**INFORMATION SUPPLIED:**
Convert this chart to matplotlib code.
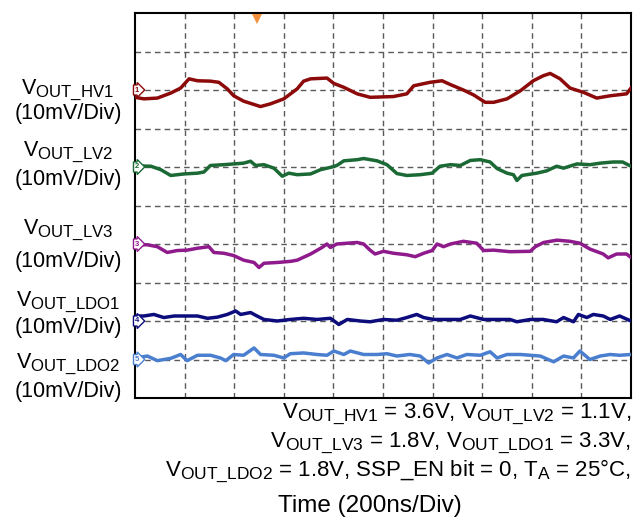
import matplotlib
matplotlib.use("Agg")
import matplotlib.pyplot as plt
import matplotlib._mathtext as mathtext_internal

plt.rcParams['font.family'] = ['Liberation Sans', 'DejaVu Sans']
plt.rcParams['mathtext.fontset'] = 'custom'
plt.rcParams['mathtext.rm'] = 'Liberation Sans'
plt.rcParams['mathtext.it'] = 'Liberation Sans'
# scope-style labels use larger subscripts than the mathtext default
mathtext_internal.SHRINK_FACTOR = 0.78

# ripple traces: time in ns, ripple in mV (10 mV/div, 200 ns/div)
t_hv1 = [0, 36, 90, 144, 184, 218, 252, 304, 338, 372, 398, 438, 506, 546, 600,
         654, 680, 708, 774, 802, 842, 896, 948, 1042, 1096, 1124, 1190, 1238,
         1272, 1324, 1366, 1412, 1446, 1500, 1554, 1606, 1646, 1674, 1714, 1754,
         1808, 1862, 1916, 1982, 2000]
v_hv1 = [-1.9, -2.3, -2.1, -0.8, 0.5, 2.9, 2.4, 2.3, 2.0, 0.3, -1.5, -2.9, -4.3,
         -3.6, -2.3, 0.3, 2.3, 2.9, 3.1, 1.7, 0.7, -1.0, -1.9, -1.7, -1.0, 1.1,
         2.0, 2.4, 1.4, 0.0, -1.3, -3.2, -3.2, -2.3, -0.2, 2.4, 3.7, 4.3, 2.9,
         0.5, -0.6, -2.1, -1.5, -1.0, 0.5]

t_lv2 = [0, 64, 104, 144, 198, 252, 278, 304, 358, 398, 438, 466, 486, 520, 560,
         594, 620, 654, 708, 748, 788, 814, 842, 896, 922, 976, 1016, 1056, 1096,
         1150, 1198, 1230, 1272, 1312, 1352, 1392, 1432, 1460, 1500, 1526, 1540,
         1560, 1620, 1660, 1700, 1728, 1782, 1834, 1876, 1928, 1966, 2000]
v_lv2 = [0.3, 0.2, -0.7, -2.2, -1.8, -1.6, -1.3, 0.4, 0.6, 0.8, 1.0, 1.5, 0.4,
         0.6, -0.3, -2.4, -1.6, -2.0, -1.8, -0.7, -0.1, 0.4, 1.6, 1.9, 2.2, 1.6,
         0.6, -1.7, -2.2, -2.0, -1.6, 0.2, 0.6, 0.4, 1.7, 1.9, 1.3, -0.4, -1.6,
         -2.0, -3.5, -2.2, -1.6, -1.0, 0.2, -0.3, 0.8, 0.6, 1.0, 1.3, 1.3, 0.2]

t_lv3 = [0, 50, 90, 130, 170, 210, 252, 298, 318, 358, 398, 438, 480, 500, 520,
         574, 628, 654, 708, 754, 774, 788, 814, 896, 922, 948, 968, 1002, 1042,
         1096, 1130, 1164, 1198, 1218, 1244, 1272, 1324, 1378, 1406, 1446, 1512,
         1594, 1614, 1648, 1702, 1754, 1794, 1834, 1888, 1908, 1942, 1982, 2000]
v_lv3 = [-0.2, -0.2, -0.7, -2.2, -1.7, -1.6, -1.1, -0.7, -2.2, -2.4, -3.0, -4.2,
         -4.8, -6.1, -5.0, -4.8, -4.5, -4.2, -2.6, -0.9, 0.0, -0.9, 0.0, 0.4, 0.0,
         -1.6, -2.6, -1.9, -2.4, -2.8, -3.3, -2.4, -1.7, 0.0, -0.7, 0.0, 0.7, 0.2,
         -1.7, -1.6, -2.0, -1.9, -0.7, 0.4, 1.0, 0.7, 0.2, -1.3, -2.6, -3.6, -2.6,
         -2.6, -3.5]

t_ldo1 = [0, 36, 76, 116, 158, 198, 252, 292, 332, 372, 406, 426, 466, 492, 520,
          574, 626, 680, 734, 788, 822, 856, 908, 948, 1002, 1056, 1096, 1136,
          1164, 1204, 1258, 1312, 1352, 1406, 1460, 1512, 1540, 1594, 1646, 1700,
          1728, 1768, 1788, 1822, 1848, 1888, 1916, 1954, 2000]
v_ldo1 = [1.3, 1.3, 1.7, 0.9, 1.3, 1.3, 1.3, 0.7, 1.0, 1.7, 2.6, 1.7, 2.2, 1.3,
          0.4, 0.0, 0.4, 0.7, 0.4, 0.7, -0.9, 0.4, 0.0, -0.2, 0.4, 0.2, 0.9, 1.7,
          0.9, 0.4, 0.4, 0.4, 1.3, 0.4, 0.4, 0.4, -0.2, 0.4, 0.4, -0.2, 0.9, -0.2,
          1.7, 0.9, 1.7, 1.3, 0.4, 1.3, 0.0]

t_ldo2 = [0, 50, 90, 144, 184, 210, 252, 304, 344, 366, 398, 438, 480, 506, 560,
          600, 626, 680, 734, 774, 802, 842, 868, 922, 976, 1016, 1056, 1108,
          1150, 1184, 1218, 1258, 1298, 1338, 1392, 1432, 1460, 1500, 1554, 1594,
          1634, 1688, 1728, 1768, 1794, 1834, 1876, 1916, 1954, 2000]
v_ldo2 = [0.4, 0.9, -0.3, 0.3, 1.3, -0.3, 1.1, 1.1, 0.4, -0.3, 1.3, 1.1, 3.0,
          1.3, 1.1, 0.4, 1.5, 1.7, 1.3, 1.1, 2.2, 1.3, 2.2, 1.3, 1.3, 1.5, 0.9,
          1.3, 0.9, -0.9, 0.4, 1.3, 0.4, 1.3, 1.1, 2.0, 0.4, 1.3, 1.3, 1.1, 0.9,
          -0.6, 0.9, 0.4, 2.2, 0.0, 0.9, 1.3, 1.1, 1.3]

channels = [
    ("1", t_hv1, v_hv1, 8, "#8c0a0a"),
    ("2", t_lv2, v_lv2, 6, "#1b6a35"),
    ("3", t_lv3, v_lv3, 4, "#8e1a8c"),
    ("4", t_ldo1, v_ldo1, 2, "#0c0c7c"),
    ("5", t_ldo2, v_ldo2, 1, "#4a7fd0"),
]

side_labels = [
    (r"V$_{\mathrm{OUT\_HV1}}$", 93, 113),
    (r"V$_{\mathrm{OUT\_LV2}}$", 155, 180),
    (r"V$_{\mathrm{OUT\_LV3}}$", 233, 262),
    (r"V$_{\mathrm{OUT\_LDO1}}$", 305, 327),
    (r"V$_{\mathrm{OUT\_LDO2}}$", 367, 391),
]

cond = [
    r"V$_{\mathrm{OUT\_HV1}}$ = 3.6V, V$_{\mathrm{OUT\_LV2}}$ = 1.1V,",
    r"V$_{\mathrm{OUT\_LV3}}$ = 1.8V, V$_{\mathrm{OUT\_LDO1}}$ = 3.3V,",
    r"V$_{\mathrm{OUT\_LDO2}}$ = 1.8V, SSP_EN bit = 0, T$_{\mathrm{A}}$ = 25°C,",
]
cond_base = [417, 446, 475]

W, H = 643, 523
fig = plt.figure(figsize=(W / 100, H / 100), dpi=100)
ax = fig.add_axes([135 / W, 1 - 398 / H, 496 / W, 385 / H])
ax.set_xlim(0, 10)
ax.set_ylim(0, 10)

# scope graticule
for k in range(1, 10):
    ax.axvline(k, color="#5a5a5a", lw=1.0, ls=(0, (4, 3)), zorder=1)
    ax.axhline(k, color="#5a5a5a", lw=1.0, ls=(0, (4, 3)), zorder=1)

for tag, t, v, ref, col in channels:
    x = [ti / 200 for ti in t]
    y = [ref + vi / 10 for vi in v]
    ax.plot(x, y, color=col, lw=2.5, zorder=3, solid_joinstyle="round")
    ax.text(0.0, ref, tag, color=col, fontsize=5.5, ha="left", va="center",
            zorder=5, fontweight="bold",
            bbox=dict(boxstyle="rarrow,pad=0.2", fc="white", ec=col, lw=1.0))

# trigger position marker
ax.plot([2.45], [9.85], marker="v", color="#f0903c", ms=7, mew=0, zorder=5,
        clip_on=False)

ax.set_xticks([])
ax.set_yticks([])
for s in ax.spines.values():
    s.set_linewidth(1.5)
    s.set_color("black")

for name, y1, y2 in side_labels:
    fig.text(68 / W, 1 - y1 / H, name, fontsize=15.5, ha="center",
             va="baseline")
    fig.text(68 / W, 1 - y2 / H, "(10mV/Div)", fontsize=15.5, ha="center",
             va="center")

for line, yb in zip(cond, cond_base):
    fig.text(631 / W, 1 - yb / H, line, fontsize=16, ha="right",
             va="baseline")

fig.text(370 / W, 1 - 506 / H, "Time (200ns/Div)", fontsize=17.5,
         ha="center", va="center")

fig.savefig("out.png", dpi=100)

**OBJECTIVE:**
Take the material above from its first line through the line holding "1.3, 1.3, 0.2]" and set it down exactly, without the pictures.

**TASK RESPONSE:**
Convert this chart to matplotlib code.
import matplotlib
matplotlib.use("Agg")
import matplotlib.pyplot as plt
import matplotlib._mathtext as mathtext_internal

plt.rcParams['font.family'] = ['Liberation Sans', 'DejaVu Sans']
plt.rcParams['mathtext.fontset'] = 'custom'
plt.rcParams['mathtext.rm'] = 'Liberation Sans'
plt.rcParams['mathtext.it'] = 'Liberation Sans'
# scope-style labels use larger subscripts than the mathtext default
mathtext_internal.SHRINK_FACTOR = 0.78

# ripple traces: time in ns, ripple in mV (10 mV/div, 200 ns/div)
t_hv1 = [0, 36, 90, 144, 184, 218, 252, 304, 338, 372, 398, 438, 506, 546, 600,
         654, 680, 708, 774, 802, 842, 896, 948, 1042, 1096, 1124, 1190, 1238,
         1272, 1324, 1366, 1412, 1446, 1500, 1554, 1606, 1646, 1674, 1714, 1754,
         1808, 1862, 1916, 1982, 2000]
v_hv1 = [-1.9, -2.3, -2.1, -0.8, 0.5, 2.9, 2.4, 2.3, 2.0, 0.3, -1.5, -2.9, -4.3,
         -3.6, -2.3, 0.3, 2.3, 2.9, 3.1, 1.7, 0.7, -1.0, -1.9, -1.7, -1.0, 1.1,
         2.0, 2.4, 1.4, 0.0, -1.3, -3.2, -3.2, -2.3, -0.2, 2.4, 3.7, 4.3, 2.9,
         0.5, -0.6, -2.1, -1.5, -1.0, 0.5]

t_lv2 = [0, 64, 104, 144, 198, 252, 278, 304, 358, 398, 438, 466, 486, 520, 560,
         594, 620, 654, 708, 748, 788, 814, 842, 896, 922, 976, 1016, 1056, 1096,
         1150, 1198, 1230, 1272, 1312, 1352, 1392, 1432, 1460, 1500, 1526, 1540,
         1560, 1620, 1660, 1700, 1728, 1782, 1834, 1876, 1928, 1966, 2000]
v_lv2 = [0.3, 0.2, -0.7, -2.2, -1.8, -1.6, -1.3, 0.4, 0.6, 0.8, 1.0, 1.5, 0.4,
         0.6, -0.3, -2.4, -1.6, -2.0, -1.8, -0.7, -0.1, 0.4, 1.6, 1.9, 2.2, 1.6,
         0.6, -1.7, -2.2, -2.0, -1.6, 0.2, 0.6, 0.4, 1.7, 1.9, 1.3, -0.4, -1.6,
         -2.0, -3.5, -2.2, -1.6, -1.0, 0.2, -0.3, 0.8, 0.6, 1.0, 1.3, 1.3, 0.2]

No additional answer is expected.